Quiproquos

L'enjeu a beau être véritable et la cause des plus justes, les porte-parole d'une culture en déroute devront peut-être réviser leur plan de communication s'ils souhaitent ébranler la population.

Harper et la culture

Que c'est navrant! Si uni soit-il, le front des artistes contre les compressions en culture agace la population autant qu'il l'exaspère. Des confusions alimentent le mythe de l'artiste geignard, ronchonnant la panse pleine, ce qui contribue au mépris populaire.
Délicieuse, la comédienne Anne Dorval avançait à pas feutrés dimanche, sur le plateau de Tout le monde en parle, pour défendre la culture. «Serai-je mal interprétée? Vais-je alimenter le mythe de l'acteur qui fait pitié et se plaint?» Son message avait beau être senti et sensé, ses réserves n'en étaient pas moins justifiées. Les artistes ont une nouvelle teinte de rouge aux joues, car le public réserve un accueil glacial à ces «gâtés» qui regimbent.
Des vedettes du petit écran et de la grande scène à l'ego nourri par les applaudissements et les cotes d'écoute viendraient pleurer sur leur sort sur l'épaule du contribuable impuissant? Elles profiteraient de leur statut de star pour venir le convaincre, lui, citoyen anonyme, de l'importance de la Culture? À d'autres!
Mais quand Michel Tremblay, Robert Lepage et Vincent Graton crient leur indignation, ils se placent en défenseurs de la culture comme base de l'identité d'un peuple et nourriture de l'esprit. Le public, lui, voit la vedette d'un «star system» qu'il envie et honnit tout à la fois pleurnicher pour une meilleure pitance. Cela donne lieu à un véritable dialogue de sourds.
Usant de leur visibilité pour dénoncer et convaincre, ces acteurs connus et reconnus parlent surtout pour l'artiste clandestin qui ne jouit d'aucune tribune mais pâtira directement des compressions à venir. Ils n'ont pas oublié qu'ils ont déjà été cet inconnu sans le sou animé par la fibre créatrice.

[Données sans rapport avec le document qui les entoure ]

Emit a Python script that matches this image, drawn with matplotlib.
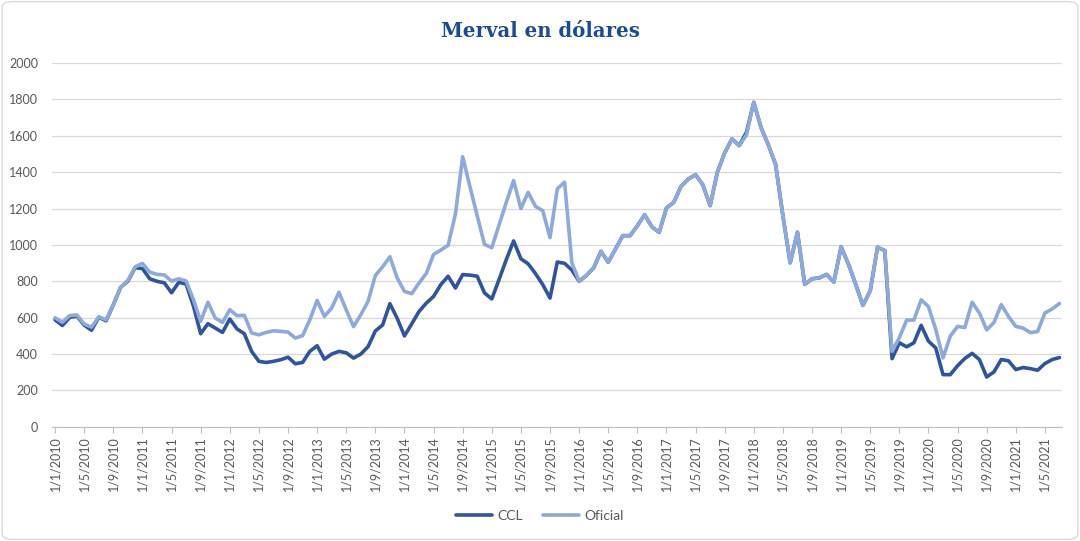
import matplotlib

matplotlib.use("Agg")
import matplotlib.patches as mpatches  # noqa: E402
import matplotlib.pyplot as plt  # noqa: E402

# monthly values, Jan 2010 .. Jul 2021
start_year = 2010
oficial = [
    600, 575, 612, 615, 565, 548, 605, 588, 672, 767, 805, 880,
    898, 851, 838, 835, 801, 814, 802, 700, 580, 685, 598, 574,
    644, 611, 613, 516, 506, 519, 528, 525, 521, 488, 501, 589,
    695, 607, 653, 740, 643, 551, 616, 690, 832, 880, 935, 819,
    745, 732, 791, 843, 948, 972, 998, 1169, 1485, 1320, 1160, 1003,
    985, 1110, 1235, 1354, 1200, 1289, 1212, 1188, 1040, 1308, 1345, 903,
    800, 832, 874, 965, 905, 978, 1051, 1051, 1105, 1166, 1099, 1069,
    1203, 1234, 1322, 1362, 1386, 1331, 1216, 1400, 1506, 1583, 1546, 1605,
    1784, 1645, 1550, 1442, 1160, 902, 1070, 783, 814, 819, 838, 796,
    990, 895, 784, 668, 748, 987, 969, 415, 490, 587, 587, 698,
    661, 536, 379, 499, 552, 546, 685, 626, 533, 574, 672, 607,
    552, 543, 518, 524, 626, 648, 678,
]
ccl = [
    588, 557, 602, 609, 559, 531, 602, 583, 671, 767, 801, 875,
    870, 814, 800, 792, 737, 795, 785, 665, 512, 567, 543, 519,
    593, 538, 512, 415, 360, 354, 360, 369, 383, 347, 354, 415,
    446, 372, 400, 415, 407, 378, 400, 441, 527, 560, 677, 597,
    500, 566, 634, 680, 717, 782, 828, 763, 837, 834, 828, 736,
    703, 810, 920, 1022, 924, 896, 843, 782, 708, 906, 899, 862,
    800, 832, 874, 965, 905, 978, 1051, 1051, 1105, 1166, 1099, 1069,
    1203, 1234, 1322, 1362, 1386, 1331, 1216, 1400, 1506, 1583, 1546, 1620,
    1784, 1645, 1550, 1442, 1160, 902, 1070, 783, 814, 819, 838, 796,
    990, 895, 784, 668, 748, 987, 969, 375, 462, 440, 462, 558,
    471, 434, 287, 287, 336, 376, 404, 370, 274, 302, 370, 363,
    315, 326, 320, 311, 348, 370, 381,
]
n = len(oficial)
months = list(range(n))
tick_pos = list(range(0, n, 4))
tick_labels = [f"1/{m % 12 + 1}/{start_year + m // 12}" for m in tick_pos]

dark, light, grey = "#2F55A0", "#8EA9DB", "#595959"
plt.rcParams["font.family"] = ["Lato", "DejaVu Sans"]

fig = plt.figure(figsize=(10.8, 5.41), dpi=100)
fig.patches.append(
    mpatches.FancyBboxPatch(
        (0.002, 0.003), 0.996, 0.994, boxstyle="round,pad=0,rounding_size=0.01",
        transform=fig.transFigure, fc="white", ec="#D9D9D9", lw=1.0, zorder=-5,
    )
)
ax = fig.add_axes([0.048, 0.211, 0.935, 0.6725])

ax.plot(months, ccl, color=dark, lw=2.6, label="CCL", solid_capstyle="round", zorder=3)
ax.plot(months, oficial, color=light, lw=2.6, label="Oficial", solid_capstyle="round", zorder=4)

ax.set_ylim(0, 2000)
ax.set_xlim(-0.45, n - 1 + 0.3)
ax.set_yticks(range(0, 2001, 200))
ax.set_xticks(tick_pos)
ax.set_xticklabels(tick_labels, rotation=90)
ax.tick_params(axis="y", length=0, labelsize=9, labelcolor=grey, pad=10)
ax.tick_params(axis="x", length=4, color="#BFBFBF", labelsize=9, labelcolor=grey, pad=3)
ax.grid(axis="y", color="#D9D9D9", lw=0.9)
ax.set_axisbelow(True)
for side in ["top", "right", "left"]:
    ax.spines[side].set_visible(False)
ax.spines["bottom"].set_color("#BFBFBF")

fig.text(0.5, 0.943, "Merval en dólares", ha="center", va="center", fontsize=14.2,
         weight="bold", color="#1B4A96", family="DejaVu Serif")

fig.legend(loc="center", bbox_to_anchor=(0.5, 0.047), ncol=2, frameon=False,
           fontsize=10, labelcolor=grey, handlelength=2.6, columnspacing=1.4,
           handletextpad=0.4)

fig.savefig("out.png", dpi=100)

Plus que tout, ils savent fort bien qu'ils pourraient un jour retourner à ce pénible anonymat.
Peu importe leur manière de jongler avec le dossier, les artistes choquent au lieu d'émouvoir. Ils exacerbent chez certains une triste inculture. En voulant chatouiller le courroux populaire, c'est à une sinistre indifférence qu'ils se heurtent. Ironiquement, cette réaction vient confirmer l'importance de la diffusion de la culture et du développement de la création, ne serait-ce que pour aérer les esprits et déboulonner les mythes.
Entre autres confusions, on a voulu démontrer que la culture avait récemment profité de budgets en hausse. La Conférence canadienne des arts publie une étude qui remet les pendules à l'heure: non seulement ce budget a-t-il été gonflé artificiellement, mais une redistribution des sommes a ensuite bénéficié davantage au volet sport et multiculturalisme qu'à celui soutenant les arts et les institutions culturelles.
Les préjugés servent donc bien mal la mobilisation du milieu culturel. Les artistes eux-mêmes n'en sont d'ailleurs pas à l'abri. Que l'on pense à la gloire instantanée du sketch Culture en péril, circulant sur YouTube: si savoureuse soit-elle, la mise en scène insinue qu'un fossé d'incompréhension entre le Québec francophone et le Canada anglophone explique les compressions en culture, comme si seul le Québec culturel allait en pâtir. Une coûteuse maladresse...
L'enjeu a beau être véritable et la cause des plus justes, les porte-parole d'une culture en déroute devront peut-être réviser leur plan de communication s'ils souhaitent ébranler la population. Pour l'instant, le public n'est pas conquis.